Питер Лукас перехватил взгляд друга и понял его настроение.
— Да, мы уже старые. Но еще не мертвые. Что я должен сделать?
— Возможно, мы сумеем сделать одно последнее доброе дело. Мой внук был американским гражданином. США имеют право потребовать выдачу этого монстра, где бы он ни находился. Сюда. Чтобы он предстал перед судом за преднамеренное убийство. То есть речь идет о Министерстве юстиции. И Государственном департаменте. Они должны вместе надавить на государство, которое укрывает этого мерзавца. Можешь ты показать им эти бумаги?
— Друг мой, если нынешняя вашингтонская администрация не воздаст ему по справедливости, тогда никто не сможет воздать.
Сенатор поднял бокал с арманьяком.
— За наше последнее доброе дело!
Но он ошибался.
Глава 14
Отец
Началось все с семейной ссоры, и, по идее, закончиться ей следовало поцелуями и примирением. Но поссорились пылкая дочь итальянских кровей и упрямый отец.
Летом 1991 года Аманде Джейн Декстер было шестнадцать, и выросла она писаной красавицей. Неаполитанские гены Мароцци подарили ей фантастическую фигуру. Англосаксонские Декстера — светлые волосы и лицо молодой Бардо. Местные молодые парни так и вились вокруг нее, и отцу пришлось с этим смириться. Но ему не понравился Эмилио.
В принципе, он ничего не имел против латиносов[25], но в Эмилио за смазливой внешностью скрывалось что-то неприятное, даже хищное. Однако Аманда Джейн влюбилась в него по уши.
Кризис наступил во время летних каникул. Эмилио предложил на пару недель отвезти ее на море. Рассказал, что там будет много молодежи, взрослые, которые станут за ними приглядывать, плюс пляжные виды спорта, чистый воздух и, разумеется, теплый в это время Атлантический океан. Но когда Декстер пытался встретиться с ним взглядом, Эмилио отводил глаза. Шестое чувство подсказало: что-то не так. И Декстер зарубил поездку: «Нет».
А неделю спустя Аманда Джейн сбежала. Оставила записку, что волноваться не надо, все будет хорошо, она — взрослая женщина и не желает, чтобы с ней обращались, как с ребенком. Назад она больше не вернется.
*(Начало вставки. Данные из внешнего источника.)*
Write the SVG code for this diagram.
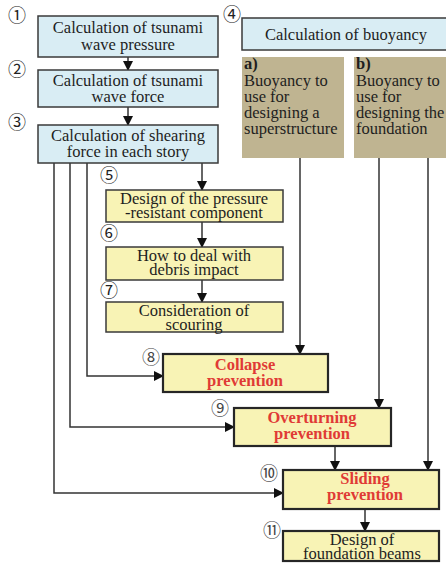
<svg xmlns="http://www.w3.org/2000/svg" width="446" height="563" viewBox="0 0 446 563">
<style>
.blue{fill:#d9edf4;stroke:#3a3a3a;stroke-width:1.5}
.yel{fill:#f8f3b5;stroke:#3a3a3a;stroke-width:1.5}
.yel2{fill:#f8f3b5;stroke:#262626;stroke-width:2.2}
.tan{fill:#bfb491;stroke:none}
.t{font-family:"Liberation Serif","Times New Roman",serif;font-size:16.5px;fill:#1e1e1e;text-anchor:middle}
.tl{font-family:"Liberation Serif","Times New Roman",serif;font-size:16.5px;fill:#1e1e1e}
.r{font-family:"Liberation Serif","Times New Roman",serif;font-size:16.5px;font-weight:bold;fill:#e03a36;text-anchor:middle}
.n{font-family:"Noto Sans CJK JP","DejaVu Sans",sans-serif;font-size:18px;fill:#222;text-anchor:middle}
.n2{font-family:"Noto Sans CJK JP","DejaVu Sans",sans-serif;font-size:18px;fill:#444;text-anchor:middle}
.c{fill:none;stroke:#333;stroke-width:1.5}
</style>
<defs>
<marker id="ah" markerWidth="10" markerHeight="10" refX="9" refY="5" orient="auto" markerUnits="userSpaceOnUse">
<path d="M0,0 L10,5 L0,10 Z" fill="#111"/>
</marker>
</defs>

<g id="connectors">
<path class="c" d="M128,57 V70" marker-end="url(#ah)"/>
<path class="c" d="M128,107 V125" marker-end="url(#ah)"/>
<path class="c" d="M202,163 V190" marker-end="url(#ah)"/>
<path class="c" d="M202,222 V247" marker-end="url(#ah)"/>
<path class="c" d="M202,280 V302" marker-end="url(#ah)"/>
<path class="c" d="M87,163 V376 H163" marker-end="url(#ah)"/>
<path class="c" d="M70,163 V427 H234" marker-end="url(#ah)"/>
<path class="c" d="M54,163 V493 H283" marker-end="url(#ah)"/>
<path class="c" d="M300,158 V354" marker-end="url(#ah)"/>
<path class="c" d="M379,158 V408" marker-end="url(#ah)"/>
<path class="c" d="M428,158 V470" marker-end="url(#ah)"/>
<path class="c" d="M335,446 V470" marker-end="url(#ah)"/>
<path class="c" d="M365,509 V531" marker-end="url(#ah)"/>
</g>

<g id="n1">
<rect class="blue" x="38" y="16" width="180" height="41"/>
<text class="n" x="17" y="22">①</text>
<text class="t" x="128" y="33">Calculation of tsunami</text>
<text class="t" x="128" y="50">wave pressure</text>
</g>
<g id="n2">
<rect class="blue" x="38" y="70" width="180" height="37"/>
<text class="n" x="17" y="76">②</text>
<text class="t" x="128" y="86">Calculation of tsunami</text>
<text class="t" x="128" y="102">wave force</text>
</g>
<g id="n3">
<rect class="blue" x="38" y="125" width="180" height="38"/>
<text class="n" x="17" y="129">③</text>
<text class="t" x="128" y="141">Calculation of shearing</text>
<text class="t" x="128" y="157">force in each story</text>
</g>
<g id="n4">
<rect class="blue" x="242" y="18" width="210" height="32"/>
<text class="n" x="232" y="21">④</text>
<text class="t" x="346" y="40">Calculation of buoyancy</text>
</g>
<g id="na">
<rect class="tan" x="242" y="57" width="102" height="101"/>
<text class="tl" x="244" y="69" font-weight="bold">a)</text>
<text class="tl" x="244" y="86">Buoyancy to</text>
<text class="tl" x="244" y="102">use for</text>
<text class="tl" x="244" y="118">designing a</text>
<text class="tl" x="244" y="134">superstructure</text>
</g>
<g id="nb">
<rect class="tan" x="354" y="57" width="100" height="101"/>
<text class="tl" x="356" y="69" font-weight="bold">b)</text>
<text class="tl" x="356" y="86">Buoyancy to</text>
<text class="tl" x="356" y="102">use for</text>
<text class="tl" x="356" y="118">designing the</text>
<text class="tl" x="356" y="134">foundation</text>
</g>
<g id="n5">
<rect class="yel" x="106" y="190" width="177" height="32"/>
<text class="n" x="109" y="182">⑤</text>
<text class="t" x="194" y="204">Design of the pressure</text>
<text class="t" x="194" y="218">-resistant component</text>
</g>
<g id="n6">
<rect class="yel" x="106" y="247" width="177" height="33"/>
<text class="n" x="109" y="240">⑥</text>
<text class="t" x="194" y="261">How to deal with</text>
<text class="t" x="194" y="275">debris impact</text>
</g>
<g id="n7">
<rect class="yel" x="106" y="302" width="177" height="30"/>
<text class="n" x="109" y="297">⑦</text>
<text class="t" x="194" y="316">Consideration of</text>
<text class="t" x="194" y="330">scouring</text>
</g>
<g id="n8">
<rect class="yel2" x="163" y="354" width="165" height="38"/>
<text class="n2" x="151" y="364">⑧</text>
<text class="r" x="245" y="370">Collapse</text>
<text class="r" x="245" y="386">prevention</text>
</g>
<g id="n9">
<rect class="yel2" x="234" y="408" width="157" height="38"/>
<text class="n2" x="220" y="415">⑨</text>
<text class="r" x="312" y="423">Overturning</text>
<text class="r" x="312" y="439">prevention</text>
</g>
<g id="n10">
<rect class="yel2" x="283" y="470" width="156" height="39"/>
<text class="n2" x="269" y="480">⑩</text>
<text class="r" x="365" y="484">Sliding</text>
<text class="r" x="365" y="500">prevention</text>
</g>
<g id="n11">
<rect class="yel2" x="283" y="531" width="156" height="30"/>
<text class="n2" x="272" y="537">⑪</text>
<text class="t" x="362" y="545">Design of</text>
<text class="t" x="362" y="559">foundation beams</text>
</g>
</svg>
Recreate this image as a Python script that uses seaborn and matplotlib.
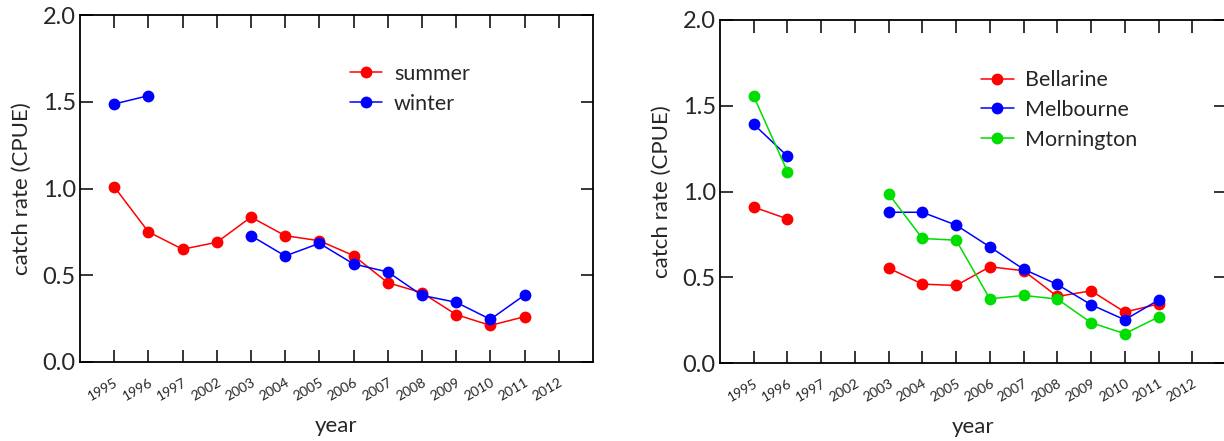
import numpy as np
import pandas as pd
import matplotlib
matplotlib.use("Agg")
import matplotlib.pyplot as plt
import seaborn as sns

years = ["1995", "1996", "1997", "2002", "2003", "2004", "2005", "2006",
         "2007", "2008", "2009", "2010", "2011", "2012"]

summer = [1.01, 0.75, 0.65, 0.69, 0.835, 0.728, 0.699, 0.613, 0.457, 0.399, 0.273, 0.211, 0.261, np.nan]
winter = [1.487, 1.535, np.nan, np.nan, 0.728, 0.611, 0.684, 0.565, 0.519, 0.384, 0.344, 0.246, 0.386, np.nan]

bellarine = [0.909, 0.840, np.nan, np.nan, 0.553, 0.460, 0.452, 0.561, 0.538, 0.388, 0.421, 0.297, 0.344, np.nan]
melbourne = [1.392, 1.206, np.nan, np.nan, 0.879, 0.879, 0.804, 0.677, 0.547, 0.458, 0.340, 0.252, 0.367, np.nan]
mornington = [1.555, 1.116, np.nan, np.nan, 0.986, 0.726, 0.716, 0.374, 0.394, 0.373, 0.235, 0.171, 0.268, np.nan]

y_ticks = [0.0, 0.5, 1.0, 1.5, 2.0]


def to_long(series_dict):
    rows = []
    for name, vals in series_dict.items():
        seg = 0
        prev_nan = True
        for i, v in enumerate(vals):
            if np.isnan(v):
                prev_nan = True
                continue
            if prev_nan:
                seg += 1
                prev_nan = False
            rows.append({"pos": i, "val": v, "series": name, "seg": f"{name}_{seg}"})
    return pd.DataFrame(rows)


sns.set_theme(style="white")
plt.rcParams["font.family"] = ["Lato", "DejaVu Sans"]

fig = plt.figure(figsize=(12.24, 4.41), dpi=100)
ax1 = fig.add_axes([80 / 1224, 1 - 362 / 441, 513 / 1224, 347 / 441])
ax2 = fig.add_axes([720 / 1224, 1 - 363 / 441, 506 / 1224, 343 / 441])

df1 = to_long({"summer": summer, "winter": winter})
df2 = to_long({"Bellarine": bellarine, "Melbourne": melbourne, "Mornington": mornington})

pal1 = {"summer": "#ff0000", "winter": "#0000ff"}
pal2 = {"Bellarine": "#ff0000", "Melbourne": "#0000ff", "Mornington": "#00dd00"}

for ax, df, pal, hue_order, leg_xy in [
    (ax1, df1, pal1, ["summer", "winter"], (0.505, 0.89)),
    (ax2, df2, pal2, ["Bellarine", "Melbourne", "Mornington"], (0.495, 0.885)),
]:
    sns.lineplot(data=df, x="pos", y="val", hue="series", hue_order=hue_order,
                 units="seg", estimator=None, palette=pal, marker="o",
                 markersize=8.5, markeredgewidth=0, linewidth=1.1, ax=ax,
                 sort=False)
    ax.set_xlim(-1, 14)
    ax.set_ylim(0, 2.0)
    ax.set_xticks(range(len(years)))
    ax.set_xticklabels(years, rotation=30, fontsize=10, ha="right",
                       rotation_mode="anchor")
    ax.set_yticks(y_ticks)
    ax.set_yticklabels([f"{t:.1f}" for t in y_ticks], fontsize=17)
    ax.tick_params(axis="both", which="both", direction="in", length=9,
                   width=1.1, color="black", top=True, right=True,
                   bottom=True, left=True)
    ax.tick_params(axis="y", pad=3)
    ax.tick_params(axis="x", pad=10)
    for sp in ax.spines.values():
        sp.set_visible(True)
        sp.set_color("black")
        sp.set_linewidth(1.3)
    ax.set_xlabel("year", fontsize=16, labelpad=10)
    ax.set_ylabel("catch rate (CPUE)", fontsize=16, labelpad=8)
    ax.grid(False)
    ax.set_facecolor("white")
    handles, labels = ax.get_legend_handles_labels()
    ax.legend(handles=handles, labels=labels, loc="upper left",
              bbox_to_anchor=leg_xy, frameon=False, fontsize=15.5,
              handlelength=1.5, handletextpad=0.55, borderpad=0,
              labelspacing=0.45)

fig.savefig("out.png", dpi=100, facecolor="white")
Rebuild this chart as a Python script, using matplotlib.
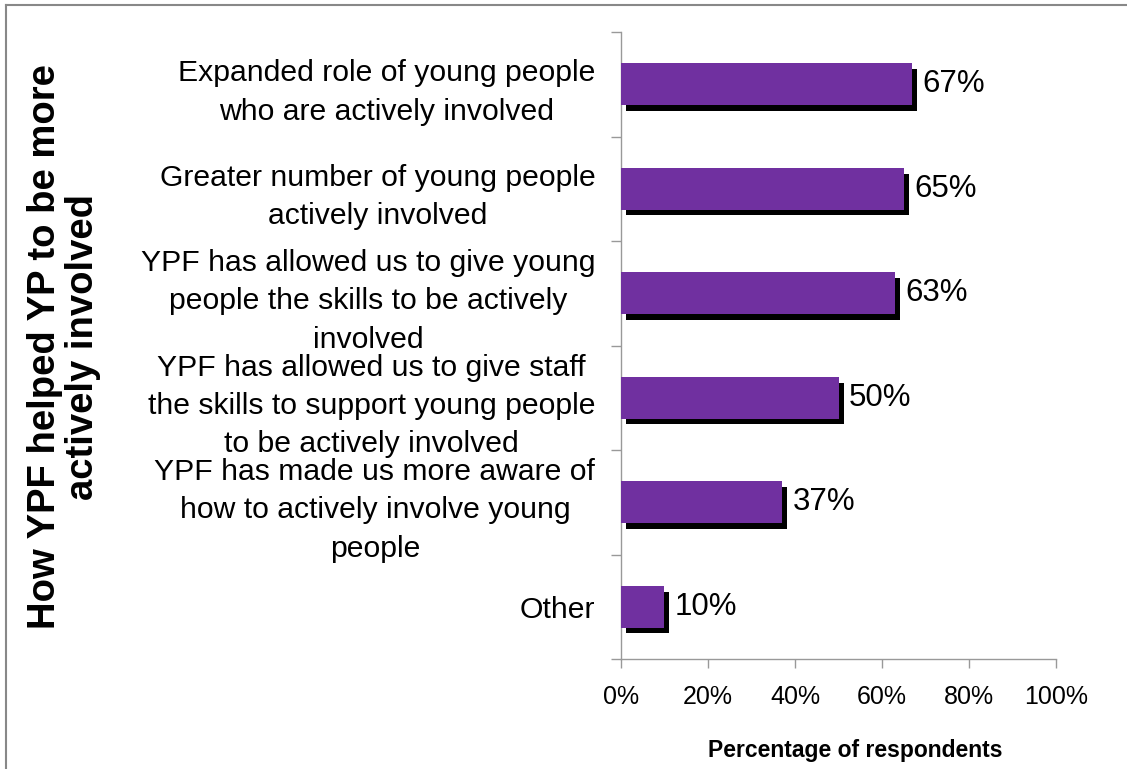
import numpy as np
import matplotlib
matplotlib.use('Agg')
import matplotlib.pyplot as plt
import matplotlib.patheffects as pe
from matplotlib.lines import Line2D
from matplotlib.ticker import PercentFormatter, FixedLocator

CATEGORIES = [
    'Expanded role of young people\nwho are actively involved',
    'Greater number of young people\nactively involved',
    'YPF has allowed us to give young\npeople the skills to be actively\ninvolved',
    'YPF has allowed us to give staff\nthe skills to support young people\nto be actively involved',
    'YPF has made us more aware of\nhow to actively involve young\npeople',
    'Other',
]
PERCENTAGES = [67, 65, 63, 50, 37, 10]
X_TICKS = [0, 20, 40, 60, 80, 100]

BAR_COLOR = '#7030A0'
AXIS_COLOR = '#999999'

plt.rcParams['font.family'] = ['Liberation Sans', 'DejaVu Sans']

W, H = 1127, 769
fig = plt.figure(figsize=(W / 100, H / 100), dpi=100)
ax = fig.add_axes([621 / W, 110 / H, 435 / W, 627 / H])

# first category at the top
y = np.arange(len(CATEGORIES))[::-1]
bars = ax.barh(y, PERCENTAGES, height=0.4, color=BAR_COLOR, zorder=3)
for b in bars:
    b.set_path_effects([pe.SimplePatchShadow(offset=(3.6, -4.2), shadow_rgbFace='black', alpha=1.0),
                        pe.Normal()])

for yi, v in zip(y, PERCENTAGES):
    ax.annotate('%d%%' % v, xy=(v, yi), xytext=(7.5, 0), textcoords='offset points',
                ha='left', va='center', fontsize=22.5)

ax.set_xlim(0, 100)
ax.set_ylim(-0.5, len(CATEGORIES) - 0.5)

ax.set_xticks(X_TICKS)
ax.xaxis.set_major_formatter(PercentFormatter(decimals=0))
ax.tick_params(axis='x', direction='out', length=6.5, width=1, color=AXIS_COLOR,
               labelsize=18, pad=12)

ax.set_yticks(y)
ax.set_yticklabels(CATEGORIES, fontsize=21.7, linespacing=1.47, multialignment='center')
ax.tick_params(axis='y', which='major', length=0, pad=18.5)
ax.yaxis.set_minor_locator(FixedLocator(np.arange(-0.5, len(CATEGORIES), 1.0)))
ax.tick_params(axis='y', which='minor', direction='out', length=7, width=1, color=AXIS_COLOR)

for s in ['top', 'right']:
    ax.spines[s].set_visible(False)
for s in ['left', 'bottom']:
    ax.spines[s].set_color(AXIS_COLOR)
    ax.spines[s].set_linewidth(1)

ax.set_xlabel('Percentage of respondents', fontsize=16.5, fontweight='bold')
ax.xaxis.set_label_coords(0.538, -0.128)

fig.text(64 / W, 1 - 347 / H, 'How YPF helped YP to be more\nactively involved',
         rotation=90, ha='center', va='center', multialignment='center',
         fontsize=27.5, fontweight='bold', linespacing=1.05)

# outer frame around the chart
fig.add_artist(Line2D([5.5 / W, 5.5 / W], [0, 1 - 4.5 / H], transform=fig.transFigure,
                      color='#888888', lw=1.5))
fig.add_artist(Line2D([5.5 / W, 1], [1 - 4.5 / H, 1 - 4.5 / H], transform=fig.transFigure,
                      color='#888888', lw=1.5))

fig.savefig('out.png', dpi=100)
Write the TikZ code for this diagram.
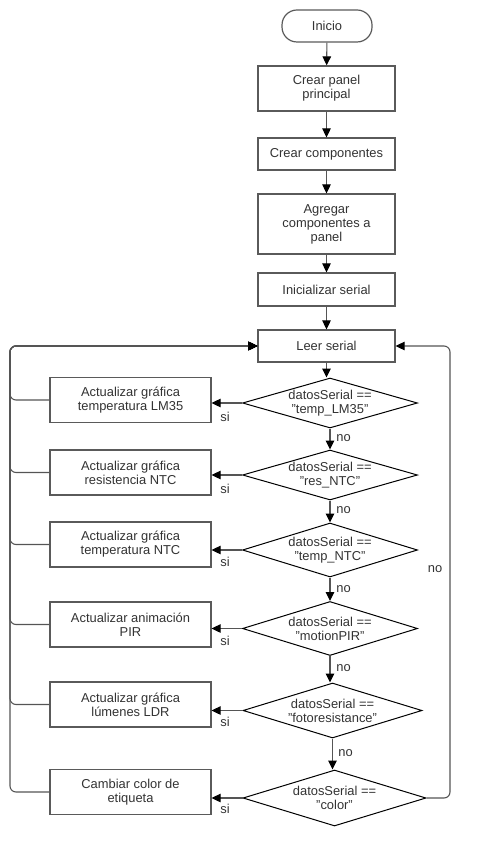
\documentclass[tikz,border=0pt]{standalone}
\usepackage{fontspec}
\setmainfont{Liberation Sans}
\usetikzlibrary{arrows.meta,shapes.geometric}
\definecolor{boxc}{HTML}{5A5A5A}
\definecolor{txt}{HTML}{333333}
\definecolor{linec}{HTML}{555555}
\begin{document}
\begin{tikzpicture}[x=1pt,y=-1pt,
  font=\fontsize{12.9}{14}\selectfont,
  box/.style={draw=boxc, line width=1.2pt, fill=white, text=txt, align=center, inner sep=0pt, minimum width=137pt},
  sidebox/.style={box, minimum width=161pt, minimum height=45pt},
  term/.style={box, rounded corners=15pt, minimum width=90pt, minimum height=32pt},
  dec/.style={draw=black, line width=1pt, diamond, inner sep=0pt, text=txt, minimum width=175pt},
  dtxt/.style={align=center, text=txt, inner sep=0pt},
  tip/.style={-{Triangle[width=8.5pt,length=9pt,color=black]}},
  flow/.style={line width=1.1pt, draw=linec, tip},
  ret/.style={line width=1.1pt, draw=linec, rounded corners=6pt, tip},
  lbl/.style={text=txt, inner sep=0pt}
]
\useasboundingbox (0,0) rectangle (491,866);

% main column
\node[term] (start) at (327,26) {Inicio};
\node[box, minimum height=45pt] (b1) at (326.5,88.5) {Crear panel\\principal};
\node[box, minimum height=32pt] (b2) at (326.5,154) {Crear componentes};
\node[box, minimum height=60pt] (b3) at (326.5,224) {Agregar\\componentes a\\panel};
\node[box, minimum height=33pt] (b4) at (326.5,289.5) {Inicializar serial};
\node[box, minimum height=32pt] (leer) at (326.5,346) {Leer serial};

% decisions
\node[dec, minimum height=50pt, label={[dtxt]center:datosSerial ==\\"temp\_LM35"}] (d1) at (330,403) {};
\node[dec, minimum height=50pt, label={[dtxt]center:datosSerial ==\\"res\_NTC"}] (d2) at (330,475) {};
\node[dec, minimum height=54pt, label={[dtxt]center:datosSerial ==\\"temp\_NTC"}] (d3) at (330,550) {};
\node[dec, minimum height=54pt, label={[dtxt]center:datosSerial ==\\"motionPIR"}] (d4) at (330,628.5) {};
\node[dec, minimum width=179pt, minimum height=55pt, label={[dtxt]center:datosSerial ==\\"fotoresistance"}] (d5) at (332.5,710.5) {};
\node[dec, minimum width=183pt, minimum height=56pt, label={[dtxt]center:datosSerial ==\\"color"}] (d6) at (334.5,798) {};

% side boxes
\node[sidebox] (a1) at (130.5,400) {Actualizar gráfica\\temperatura LM35};
\node[sidebox] (a2) at (130.5,472.5) {Actualizar gráfica\\resistencia NTC};
\node[sidebox] (a3) at (130.5,544.5) {Actualizar gráfica\\temperatura NTC};
\node[sidebox] (a4) at (130.5,624.5) {Actualizar animación\\PIR};
\node[sidebox] (a5) at (130.5,704.5) {Actualizar gráfica\\lúmenes LDR};
\node[sidebox] (a6) at (130.5,792) {Cambiar color de\\etiqueta};

\coordinate (lx) at (10,346);
\coordinate (rx) at (450,346);

% main flow
\draw[flow] (start) -- (b1);
\draw[flow] (b1) -- (b2);
\draw[flow] (b2) -- (b3);
\draw[flow] (b3) -- (b4);
\draw[flow] (b4) -- (leer);
\draw[flow] (leer.south) -- (leer.south |- d1.north);
\draw[flow] (d1.south) -- (d1.south |- d2.north);
\draw[flow] (d2.south) -- (d2.south |- d3.north);
\draw[flow] (d3.south) -- (d3.south |- d4.north);
\draw[flow] (d4.south) -- (d4.south |- d5.north);
\draw[flow] (d5.south) -- (d5.south |- d6.north);

% yes branches
\foreach \i in {1,...,6} {
  \draw[flow] (d\i.west) -- (d\i.west -| a\i.east);
  \draw[ret] (a\i.west) -| (lx) -- (leer.west);
}

% no loop
\draw[ret] (d6.east) -| (rx) -- (leer.east);

% labels
\node[lbl] (s1) at (225,417) {si};
\node[lbl] (s2) at (225,489) {si};
\node[lbl] (s3) at (225,562) {si};
\node[lbl] (s4) at (225,641) {si};
\node[lbl] (s5) at (225,722) {si};
\node[lbl] (s6) at (225,809) {si};
\node[lbl] (n1) at (343.5,438) {no};
\node[lbl] (n2) at (343.5,510) {no};
\node[lbl] (n3) at (343.5,589) {no};
\node[lbl] (n4) at (343.5,668) {no};
\node[lbl] (n5) at (345.5,753) {no};
\node[lbl] (n6) at (435,569) {no};
\end{tikzpicture}
\end{document}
Летние каникулы закончились. Она не появилась. Слишком поздно ее мать, которая одобрила желание Аманды Джейн поехать к морю, поняла, что следовало прислушаться к мужу. Они не знали, в какой город уехали молодые, ничего не знали ни об Эмилио, ни о его семье, ни о месте, где он жил. В Бронксе по адресу, который он упоминал, они нашли меблированные комнаты. На его автомобиле были номерные знаки штата Вирджиния, в Ричмонде Декстеру сказали, что автомобиль продали в июле за наличные. А фамилия Гонзалес была такой же распространенной, как Смит.
По своим каналам Кел Декстер вышел на старшего сержанта Бюро поиска пропавших людей Управления полиции Нью-Йорка. Сержант посочувствовал, но развел руками.
— Нынче шестнадцатилетние считаются взрослыми, адвокат. Они вместе спят, вместе ездят на море, вместе ведут домашнее хозяйство…
Короче, бюро начало бы расследование, если бы имелись вещественные доказательства того, что Аманде Джейн угрожали, либо насильственно увели из дома, либо приучали к наркотикам…
Декстеру пришлось признать, что за все время они получили только одно телефонное сообщение. Аманда Джейн позвонила, зная, что в это время отец на работе, а матери дома нет. Так что сообщение зафиксировал автоответчик.
У нее все в порядке, она счастлива, и они могут не волноваться. Она живет своей жизнью и наслаждается ею. И свяжется с ними, когда сочтет нужным.